The Global Risks Report is the WEF’s annual reading of what the world’s leaders fear most, built on a survey of over 1,300 experts. The 2026 edition finds pessimism deepening and priorities shifting: geoeconomic confrontation now tops the near-term list, while the climate and nature risks that dominate the decade are being pushed down the short-term agenda even as the underlying threat grows.
The headline
Half of respondents (50%) anticipate a turbulent or stormy outlook over the next two years, rising to 57% over the next decade, with only 1% expecting a calm world across either horizon. The near-term landscape is defined by geopolitics: geoeconomic confrontation is the risk most likely to trigger a material global crisis in 2026, selected by 18% of respondents, followed by state-based armed conflict at 14%. Over the decade, environmental risks still dominate, led by extreme weather events, but in the two-year view a majority of them fell in both rank and severity. The report frames this as an age of competition in which multilateral cooperation is in retreat.
The numbers
- The outlook. 50% expect a turbulent or stormy next two years and 57% over 10 years; only 1% expect calm, and near-term pessimism is up 14 percentage points from last year.
- Top risk for 2026. Geoeconomic confrontation, selected by 18% of respondents, ahead of state-based armed conflict at 14%.
- Two-year severity ranking. Geoeconomic confrontation (#1), misinformation and disinformation (#2), societal polarization (#3), extreme weather events (#4), state-based armed conflict (#5).
- Ten-year severity ranking. Extreme weather events (#1), biodiversity loss and ecosystem collapse (#2), critical change to Earth systems (#3), misinformation and disinformation (#4), adverse outcomes of AI technologies (#5).
- The AI leap. Adverse outcomes of AI technologies rise from #30 on the two-year list to #5 over 10 years, the sharpest jump in rank of any of the 33 risks.
- Inequality. Named the most interconnected global risk for a second year running.
- A fragmenting order. 68% expect a multipolar or fragmented order over the next decade; just 6% expect a return to the US-led, rules-based order.
The counting angle
This report counts perceptions, not events.

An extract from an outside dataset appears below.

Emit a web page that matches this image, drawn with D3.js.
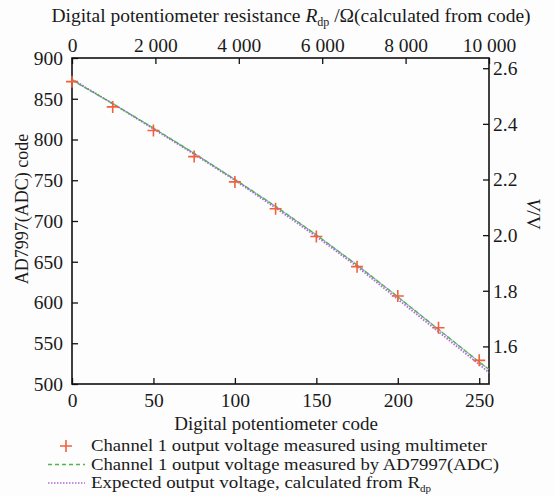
<!DOCTYPE html>
<html><head><meta charset="utf-8">
<script src="https://cdn.jsdelivr.net/npm/d3@7"></script>
<style>
html,body{margin:0;padding:0;background:#fdfdfd;}
text{font-family:"Liberation Serif","Tinos","Times New Roman","Times","DejaVu Serif","Noto Serif",serif;fill:#1a1a1a;}
</style></head>
<body><svg id="c" width="554" height="496"></svg>
<script>
// Data
const pointCodes = [0,25,50,75,100,125,150,175,200,225,250];
const multimeterADC = [871,840,811,779,748,715,681,644,608,569,529];
const lineCodes = [0,25,50,75,100,125,150,175,200,225,250,256];
const adcMeasured = [873,844,814,783,751,718,683,646,607,567,527,518];
const expectedADC = [874,844,813,782,750,716,681,644,604,564,524,514];
const bottomTicks = [0,50,100,150,200,250];
const topTicks = [0,2000,4000,6000,8000,10000];
const topTickLabels = ["0","2 000","4 000","6 000","8 000","10 000"];
const leftTicks = [500,550,600,650,700,750,800,850,900];
const rightTicks = [1.6,1.8,2.0,2.2,2.4,2.6];
const rightTickLabels = ["1.6","1.8","2.0","2.2","2.4","2.6"];
const legendLabels = ["Channel 1 output voltage measured using multimeter","Channel 1 output voltage measured by AD7997(ADC)","Expected output voltage, calculated from R"];

(function(){
const svg = d3.select("#c");
const L=72,R=489,T=58,B=384;
const x = d3.scaleLinear().domain([0,256]).range([L,R]);
const xTop = d3.scaleLinear().domain([0,10000]).range([L,R]);
const y = d3.scaleLinear().domain([500,900]).range([B,T]);
const yR = d3.scaleLinear().domain([1.46484,2.63672]).range([B,T]);
const FT = 19.5, FL = 19.5, FG = 16;

function styleAxis(g){
  g.select(".domain").remove();
  g.selectAll(".tick line").attr("stroke","#111").attr("stroke-width",1.3);
  g.selectAll(".tick text").attr("font-family",null).attr("font-size",FT).attr("fill","#1a1a1a");
}
svg.append("g").attr("transform",`translate(0,${B})`)
  .call(d3.axisBottom(x).tickValues(bottomTicks).tickSize(-6).tickPadding(9).tickFormat(d3.format("d")))
  .call(styleAxis);
svg.append("g").attr("transform",`translate(0,${T})`)
  .call(d3.axisTop(xTop).tickValues(topTicks).tickSize(-6).tickPadding(6).tickFormat((d,i)=>topTickLabels[i]))
  .call(styleAxis);
svg.append("g").attr("transform",`translate(${L},0)`)
  .call(d3.axisLeft(y).tickValues(leftTicks).tickSize(-6).tickPadding(9).tickFormat(d3.format("d")))
  .call(styleAxis);
svg.append("g").attr("transform",`translate(${R},0)`)
  .call(d3.axisRight(yR).tickValues(rightTicks).tickSize(-6).tickPadding(4).tickFormat((d,i)=>rightTickLabels[i]))
  .call(styleAxis);

svg.append("rect").attr("x",L).attr("y",T).attr("width",R-L).attr("height",B-T)
  .attr("fill","none").attr("stroke","#111").attr("stroke-width",1.6);

const lineGen = (vals)=>d3.line().x((d,i)=>x(lineCodes[i])).y(d=>y(d))(vals);
svg.append("path").attr("d",lineGen(expectedADC)).attr("fill","none")
  .attr("stroke","#b46ad0").attr("stroke-width",1.8).attr("stroke-dasharray","1.5,1.5");
svg.append("path").attr("d",lineGen(adcMeasured)).attr("fill","none")
  .attr("stroke","#4fb84a").attr("stroke-width",1.5).attr("stroke-dasharray","4,3");
svg.append("path").attr("d",lineGen(adcMeasured)).attr("fill","none")
  .attr("stroke","#5a6ac0").attr("stroke-width",1.2).attr("stroke-dasharray","3,4").attr("stroke-dashoffset",-3.5).attr("opacity",0.7);

const plus = svg.append("g");
pointCodes.forEach((c,i)=>{
  const px=x(c), py=y(multimeterADC[i]);
  plus.append("path").attr("d",`M${px-6},${py}H${px+6}M${px},${py-6}V${py+6}`)
    .attr("stroke","#f2603c").attr("stroke-width",1.6).attr("fill","none");
});

const ttl = svg.append("text").attr("x",291).attr("y",22).attr("text-anchor","middle").attr("font-size",FL);
ttl.append("tspan").text("Digital potentiometer resistance ");
ttl.append("tspan").attr("font-style","italic").text("R");
ttl.append("tspan").attr("font-size",12).attr("dy",4).text("dp");
ttl.append("tspan").attr("dy",-4).text(" /Ω(calculated from code)");

svg.append("text").attr("x",276).attr("y",430).attr("text-anchor","middle").attr("font-size",19)
  .text("Digital potentiometer code");

svg.append("text").attr("transform","translate(28,209) rotate(-90)").attr("text-anchor","middle").attr("font-size",18)
  .text("AD7997(ADC) code");

const rl = svg.append("text").attr("transform","translate(527,214) rotate(90)").attr("text-anchor","middle").attr("font-size",FL);
rl.append("tspan").attr("font-style","italic").text("V");
rl.append("tspan").text("/V");

const lx0=48,lx1=85,tx=91;
const rows=[446,464.5,483];
svg.append("path").attr("d",`M${66-6},${rows[0]}H${66+6}M66,${rows[0]-6}V${rows[0]+6}`)
  .attr("stroke","#f2603c").attr("stroke-width",1.6);
svg.append("line").attr("x1",lx0).attr("x2",lx1).attr("y1",rows[1]).attr("y2",rows[1])
  .attr("stroke","#4fb84a").attr("stroke-width",1.5).attr("stroke-dasharray","4,3");
svg.append("line").attr("x1",lx0).attr("x2",lx1).attr("y1",rows[2]).attr("y2",rows[2])
  .attr("stroke","#b46ad0").attr("stroke-width",1.5).attr("stroke-dasharray","1.5,1.5");
const widths=[396,408,329];
legendLabels.forEach((t,i)=>{
  const el = svg.append("text").attr("x",tx).attr("y",rows[i]+5).attr("font-size",FG);
  if(i<2){
    el.attr("textLength",widths[i]).attr("lengthAdjust","spacingAndGlyphs").text(t);
  } else {
    el.append("tspan").attr("textLength",widths[i]).attr("lengthAdjust","spacingAndGlyphs").text(t);
    el.append("tspan").attr("font-size",11).attr("dy",4).text("dp");
  }
});
})();
</script></body></html>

Its numbers are what over 1,300 leaders and 11,000-plus executives believe about severity, scored on a 1–7 scale, not a measured tally of harm. That makes the most telling finding a gap between sentiment and evidence: every environmental risk fell in perceived two-year severity even though the report itself notes 2024 was the warmest year on record, above 1.5°C. When attention is the scarce resource, a survey that reprioritizes climate downward can shift financing and political will away from exactly the SDG targets whose physical indicators are still worsening. Perception is a leading signal of where money and mandates will go, which is why the divergence from the measured record matters.
Watch & read
- Global Risks Report 2026, the full report and interactive data platform (World Economic Forum).
- Global Cooperation Barometer 2026, the WEF’s companion measure of where collaboration is holding up.
Figures are the WEF’s own, from the Global Risks Perception Survey 2025–2026 (responses collected 12 August–22 September 2025) and the Executive Opinion Survey. Rankings reflect surveyed severity, not observed outcomes; percentages are as reported and some may not sum to 100 due to rounding.